Enquanto seleções femininas de futebol de todo o mundo se enfrentavam na Austrália e Nova Zelândia, do outro lado do globo, as atenções dessa pequena comunidade ribeirinha amazônica se voltaram para um só lugar: o gramado local, onde as medalhas foram disputadas com a garra e emoção de uma final olímpica.

“Eu sou acostumada a ser atacante, eu sempre jogo campeonatos. Mas fazer um gol nas Olimpíadas tem um sentimento diferente, uma emoção”, diz a jovem Liliane Dias, 16 anos, que representou a comunidade Coadi e o polo (grupo de comunidades da mesma região) “Gaviões da Floresta”.


“Eu estou muito feliz, porque fiz um gol. Foi bom, eu sou do polo Ribeirinho e essa foi uma oportunidade para jogar no time. Eu jogo na comunidade, mas essa posição de atacante foi nova pra mim. Não esperava fazer o gol, me senti alegre”, revela Maria Laíne de Oliveira, 13 anos.


Reconhecimento e valorização


Se o futebol é um símbolo da nossa brasilidade, querido e apreciado por uma maioria, quando olhamos para o futebol feminino, a realidade é muito menos favorável e de luta contra preconceitos e estereótipos.


A prática do esporte inclusive foi proibida para mulheres no país, durante um dos governos de Getúlio Vargas, e assim permaneceu por mais de 40 anos, até o fim da ditadura militar nos anos 1980. Hoje, por conta do machismo enraizado na sociedade, o futebol feminino segue largamente desvalorizado no Brasil.

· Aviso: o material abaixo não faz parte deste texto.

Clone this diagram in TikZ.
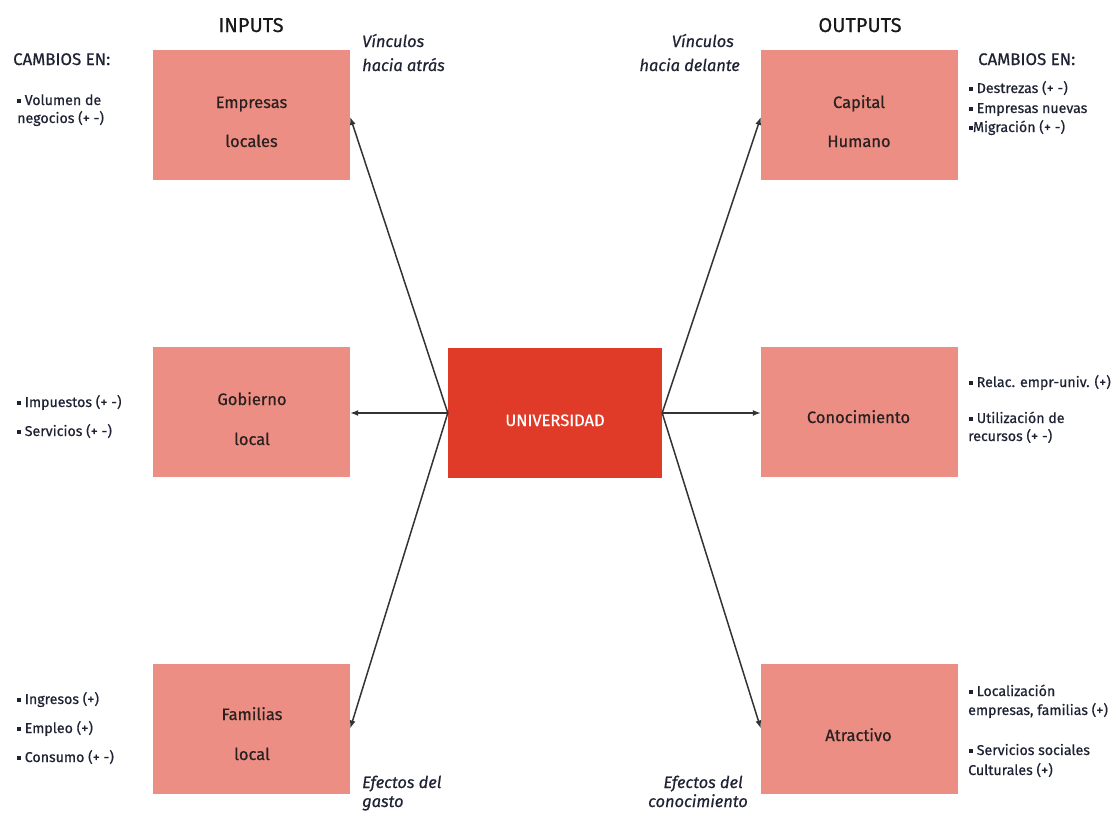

As ligas nacionais femininas ainda estão engatinhando, com pouco patrocínio e salários baixos para as atletas, principalmente quando comparados aos dos times masculinos.


No Amazonas, o cenário é ainda mais precário em termos de investimento e visibilidade. Com um campeonato estadual modesto e clubes cujo melhor desempenho atual são participações na Série C do Campeonato Brasileiro, o futebol amazonense oferece ainda menos espaço para atletas femininas.


Uma exceção, no entanto, desafiou a regra e aponta um caminho de ruptura e esperança:  no Campeonato Brasileiro Feminino de 2017, a equipe do Iranduba foi um fenômeno que arrebatou o país. Contrariando as expectativas, o time dos arredores de Manaus venceu adversários de maior expressão, como Corinthians e Santos, e foi semifinalista da competição daquele ano. Nos jogos em casa, o “Hulk do Amazonas”, como foi carinhosamente apelidado pela torcida, levou milhares de pessoas à Arena da Amazônia e mostrou que o esporte feminino pode ser financeiramente viável e cativar multidões. 


Um drible no preconceito 


Se ainda falta apoio e estrutura às mulheres no futebol, as Olimpíadas da Juventude da Floresta mostram que quando há o incentivo e investimento necessários, o talento dessas meninas pode ser visto e desenvolvido.


As Olimpíadas fazem parte do projeto “Desenvolvimento Integral de Crianças e Adolescentes Ribeirinhas da Amazônia” (Dicara), desenvolvido pela FAS com financiamento da Unilever e colaboração de prefeituras, secretarias e organizações comunitárias. O evento marca um dos pontos altos do projeto, que promove ações educativas, culturais e de lazer para jovens que vivem em interiores e áreas periféricas.


“O principal objetivo do projeto é trazer questões de cidadania para essa juventude. A Fundação traz esse olhar de esperança, olhar de respeito e de oportunizar a eles um momento de desenvolverem a sua potencialidade, porque existe talento. A partir do esporte nós mostramos a essas crianças e adolescentes que elas têm o direito de sonhar”, explica Enoque Ventura, supervisor de projetos no Programa de Educação para Sustentabilidade (PES) da FAS.


Talento de sobra foi o que se viu na final do campeonato feminino de 14 a 17 anos das Olimpíadas. A partida entre os polos “Cabloco” e “Gaviões da Floresta”, empatada em 2x2 no tempo regulamentar, foi decidida nos pênaltis. Por 6 x 5 gols, a equipe “Cabloco” levou o título para casa.


Felicidade e motivação para Valdeane, atacante do time, que pensa e sonha com conquistas maiores. “Eu acompanhei a Copa Feminina de Futebol, me inspirei muito nas meninas. Elas representaram, só que não foi dessa vez. Meu foco é conquistar, quero bastante participar de uma Copa pelo Brasil”, afirma.